— WHAT TO WORK ON —
With the images removed, repeat the data below exactly.

— INFORMATION SUPPLIED —
* Begin *

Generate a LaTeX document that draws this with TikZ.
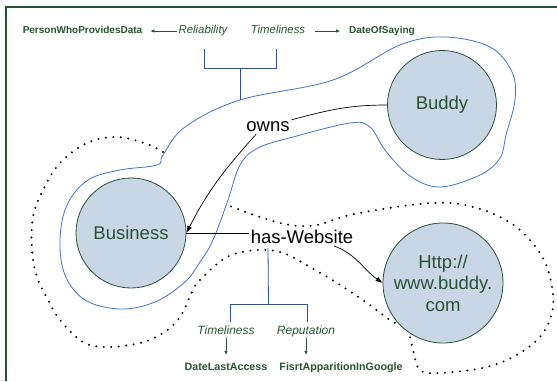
\documentclass[tikz,border=0pt]{standalone}
\usepackage{fontspec}
\setmainfont{Liberation Sans}
\usetikzlibrary{calc,arrows.meta}
\definecolor{leafgreen}{RGB}{40,82,52}
\definecolor{bubblefill}{RGB}{201,214,229}
\definecolor{outlineblue}{RGB}{68,114,196}
\definecolor{forkblue}{RGB}{50,82,140}
\newcommand{\bigtext}{\fontsize{18.5}{21.5}\selectfont}
\newcommand{\drawfork}[4]{
	\draw[forkblue, line width=0.8pt] (#1) -- ++(0,#3) -| (#2);
	\draw[forkblue, line width=0.8pt] ($(#1)!0.5!(#2)+(0,#3)$) -- (#4);
}
\tikzset{
	bubble/.style={circle, draw=leafgreen, line width=0.8pt, fill=bubblefill, inner sep=0pt, text=leafgreen, font=\bigtext, align=center},
	relation/.style={inner sep=2pt, font=\bigtext},
	quality/.style={inner sep=1.5pt, text=leafgreen, font=\fontsize{#1}{#1}\selectfont\itshape, text height=8pt, text depth=2pt},
	quality/.default=11.4,
	source/.style={inner sep=1.5pt, text=leafgreen, font=\fontsize{#1}{#1}\selectfont\bfseries, text height=8pt, text depth=2pt},
	source/.default=10,
	pointer/.style={-{Latex[length=7pt,width=5pt]}, line width=0.7pt},
	qpointer/.style={-{Latex[length=4.5pt,width=3.5pt]}, line width=0.8pt, leafgreen},
	dotline/.style={line width=2.2pt, line cap=round, dash pattern=on 0pt off 7.5pt}
}

\begin{document}
\begin{tikzpicture}[x=1pt,y=1pt]
	\useasboundingbox (0,0) rectangle (557,381);
	\draw[leafgreen, line width=1.3pt] (6,0) -- (6,374) -- (557,374);

	% outlines
	\draw[outlineblue, line width=0.8pt] plot[smooth cycle, tension=0.6] coordinates {
		(163,226) (185,254) (240,281) (333,301) (400,336) (445,344) (490,334)
		(512,309) (515,281) (506,246) (500,223) (480,206) (440,194) (410,205)
		(385,231) (370,254) (350,258) (293,244) (258,233) (240,216) (228,181)
		(213,141) (200,119) (185,99) (155,79) (120,72) (85,81) (65,106)
		(60,141) (67,176) (88,201) (120,211) (157,216)};
	\draw[dotline] plot[smooth, tension=0.6] coordinates {
		(163,229) (147,237) (117,244) (87,238) (60,218) (43,191) (33,164)
		(32,131) (37,104) (47,83) (60,61) (83,39) (107,34) (140,38) (163,48)
		(180,64) (193,91) (200,101) (227,124) (257,131) (283,128) (310,114)
		(337,98) (367,78) (390,61) (407,51) (413,31) (420,11) (440,8) (487,14)
		(520,28) (543,48) (553,74) (550,104) (540,128) (520,151) (500,164)
		(477,173) (450,178) (410,176) (350,166) (317,156) (290,156) (260,164)
		(230,175)};

	\node[bubble, minimum size=109pt] (Buddy) at (442,276) {Buddy};
	\node[bubble, minimum size=110pt] (Business) at (131,148) {Business};
	\node[bubble, minimum size=120pt] (Http) at (443,98) {Http://\\www.buddy.\\com};

	\node[relation] (owns) at (268,254) {owns};
	\node[relation] (hasWebsite) at (302,144) {has-Website};

	\node[source] (Provider) at (82.5,350) {PersonWhoProvidesData};
	\node[quality] (Reliability) at (203,350) {Reliability};
	\node[quality] (OwnTimeliness) at (278,350) {Timeliness};
	\node[source] (DateOfSaying) at (382,350) {DateOfSaying};

	\node[quality=12] (WebTimeliness) at (226,50) {Timeliness};
	\node[quality=12] (Reputation) at (306,50) {Reputation};
	\node[source=10.7] (DateLastAccess) at (226,14) {DateLastAccess};
	\node[source=10.7] (FirstApparition) at (341,14) {FisrtApparitionInGoogle};

	\draw[line width=0.7pt] (Buddy.west) to[out=180,in=15] (owns.north east);
	\draw[pointer] ($(owns.south west)!0.5!(owns.south)$) to[out=228,in=63] (Business.east);
	\draw[line width=0.7pt] (Business.east) -- (Business.east -| hasWebsite.west);
	\draw[pointer] ($(hasWebsite.south)!0.6!(hasWebsite.south east)$) to[out=-20,in=145] (Http.west);

	\draw[qpointer, shorten >=6pt] (Reliability.west) -- (Reliability.west -| Provider.east);
	\draw[qpointer, shorten <=8pt, shorten >=7pt] (OwnTimeliness.east) -- (OwnTimeliness.east -| DateOfSaying.west);
	\draw[qpointer, shorten >=5pt] (WebTimeliness.south) -- (WebTimeliness.south |- DateLastAccess.north);
	\draw[qpointer, shorten >=5pt] (Reputation.south) -- (Reputation.south |- FirstApparition.north);

	\coordinate (RelFoot) at (204,332);
	\coordinate (TimFoot) at (276,332);
	\coordinate (OwnsStem) at (240,281);
	\drawfork{RelFoot}{TimFoot}{-19}{OwnsStem}
	\coordinate (WebTimFoot) at (230,59);
	\coordinate (RepFoot) at (307,59);
	\coordinate (WebStem) at (268,133);
	\drawfork{WebTimFoot}{RepFoot}{18}{WebStem}
\end{tikzpicture}
\end{document}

* End *

— CORRECT OUTPUT —
Generate a LaTeX document that draws this with TikZ.
\documentclass[tikz,border=0pt]{standalone}
\usepackage{fontspec}
\setmainfont{Liberation Sans}
\usetikzlibrary{calc,arrows.meta}
\definecolor{leafgreen}{RGB}{40,82,52}
\definecolor{bubblefill}{RGB}{201,214,229}
\definecolor{outlineblue}{RGB}{68,114,196}
\definecolor{forkblue}{RGB}{50,82,140}
\newcommand{\bigtext}{\fontsize{18.5}{21.5}\selectfont}
\newcommand{\drawfork}[4]{
	\draw[forkblue, line width=0.8pt] (#1) -- ++(0,#3) -| (#2);
	\draw[forkblue, line width=0.8pt] ($(#1)!0.5!(#2)+(0,#3)$) -- (#4);
}
\tikzset{
	bubble/.style={circle, draw=leafgreen, line width=0.8pt, fill=bubblefill, inner sep=0pt, text=leafgreen, font=\bigtext, align=center},
	relation/.style={inner sep=2pt, font=\bigtext},
	quality/.style={inner sep=1.5pt, text=leafgreen, font=\fontsize{#1}{#1}\selectfont\itshape, text height=8pt, text depth=2pt},
	quality/.default=11.4,
	source/.style={inner sep=1.5pt, text=leafgreen, font=\fontsize{#1}{#1}\selectfont\bfseries, text height=8pt, text depth=2pt},
	source/.default=10,
	pointer/.style={-{Latex[length=7pt,width=5pt]}, line width=0.7pt},
	qpointer/.style={-{Latex[length=4.5pt,width=3.5pt]}, line width=0.8pt, leafgreen},
	dotline/.style={line width=2.2pt, line cap=round, dash pattern=on 0pt off 7.5pt}
}

\begin{document}
\begin{tikzpicture}[x=1pt,y=1pt]
	\useasboundingbox (0,0) rectangle (557,381);
	\draw[leafgreen, line width=1.3pt] (6,0) -- (6,374) -- (557,374);

	% outlines
	\draw[outlineblue, line width=0.8pt] plot[smooth cycle, tension=0.6] coordinates {
		(163,226) (185,254) (240,281) (333,301) (400,336) (445,344) (490,334)
		(512,309) (515,281) (506,246) (500,223) (480,206) (440,194) (410,205)
		(385,231) (370,254) (350,258) (293,244) (258,233) (240,216) (228,181)
		(213,141) (200,119) (185,99) (155,79) (120,72) (85,81) (65,106)
		(60,141) (67,176) (88,201) (120,211) (157,216)};
	\draw[dotline] plot[smooth, tension=0.6] coordinates {
		(163,229) (147,237) (117,244) (87,238) (60,218) (43,191) (33,164)
		(32,131) (37,104) (47,83) (60,61) (83,39) (107,34) (140,38) (163,48)
		(180,64) (193,91) (200,101) (227,124) (257,131) (283,128) (310,114)
		(337,98) (367,78) (390,61) (407,51) (413,31) (420,11) (440,8) (487,14)
		(520,28) (543,48) (553,74) (550,104) (540,128) (520,151) (500,164)
		(477,173) (450,178) (410,176) (350,166) (317,156) (290,156) (260,164)
		(230,175)};

	\node[bubble, minimum size=109pt] (Buddy) at (442,276) {Buddy};
	\node[bubble, minimum size=110pt] (Business) at (131,148) {Business};
	\node[bubble, minimum size=120pt] (Http) at (443,98) {Http://\\www.buddy.\\com};

	\node[relation] (owns) at (268,254) {owns};
	\node[relation] (hasWebsite) at (302,144) {has-Website};

	\node[source] (Provider) at (82.5,350) {PersonWhoProvidesData};
	\node[quality] (Reliability) at (203,350) {Reliability};
	\node[quality] (OwnTimeliness) at (278,350) {Timeliness};
	\node[source] (DateOfSaying) at (382,350) {DateOfSaying};

	\node[quality=12] (WebTimeliness) at (226,50) {Timeliness};
	\node[quality=12] (Reputation) at (306,50) {Reputation};
	\node[source=10.7] (DateLastAccess) at (226,14) {DateLastAccess};
	\node[source=10.7] (FirstApparition) at (341,14) {FisrtApparitionInGoogle};

	\draw[line width=0.7pt] (Buddy.west) to[out=180,in=15] (owns.north east);
	\draw[pointer] ($(owns.south west)!0.5!(owns.south)$) to[out=228,in=63] (Business.east);
	\draw[line width=0.7pt] (Business.east) -- (Business.east -| hasWebsite.west);
	\draw[pointer] ($(hasWebsite.south)!0.6!(hasWebsite.south east)$) to[out=-20,in=145] (Http.west);

	\draw[qpointer, shorten >=6pt] (Reliability.west) -- (Reliability.west -| Provider.east);
	\draw[qpointer, shorten <=8pt, shorten >=7pt] (OwnTimeliness.east) -- (OwnTimeliness.east -| DateOfSaying.west);
	\draw[qpointer, shorten >=5pt] (WebTimeliness.south) -- (WebTimeliness.south |- DateLastAccess.north);
	\draw[qpointer, shorten >=5pt] (Reputation.south) -- (Reputation.south |- FirstApparition.north);

	\coordinate (RelFoot) at (204,332);
	\coordinate (TimFoot) at (276,332);
	\coordinate (OwnsStem) at (240,281);
	\drawfork{RelFoot}{TimFoot}{-19}{OwnsStem}
	\coordinate (WebTimFoot) at (230,59);
	\coordinate (RepFoot) at (307,59);
	\coordinate (WebStem) at (268,133);
	\drawfork{WebTimFoot}{RepFoot}{18}{WebStem}
\end{tikzpicture}
\end{document}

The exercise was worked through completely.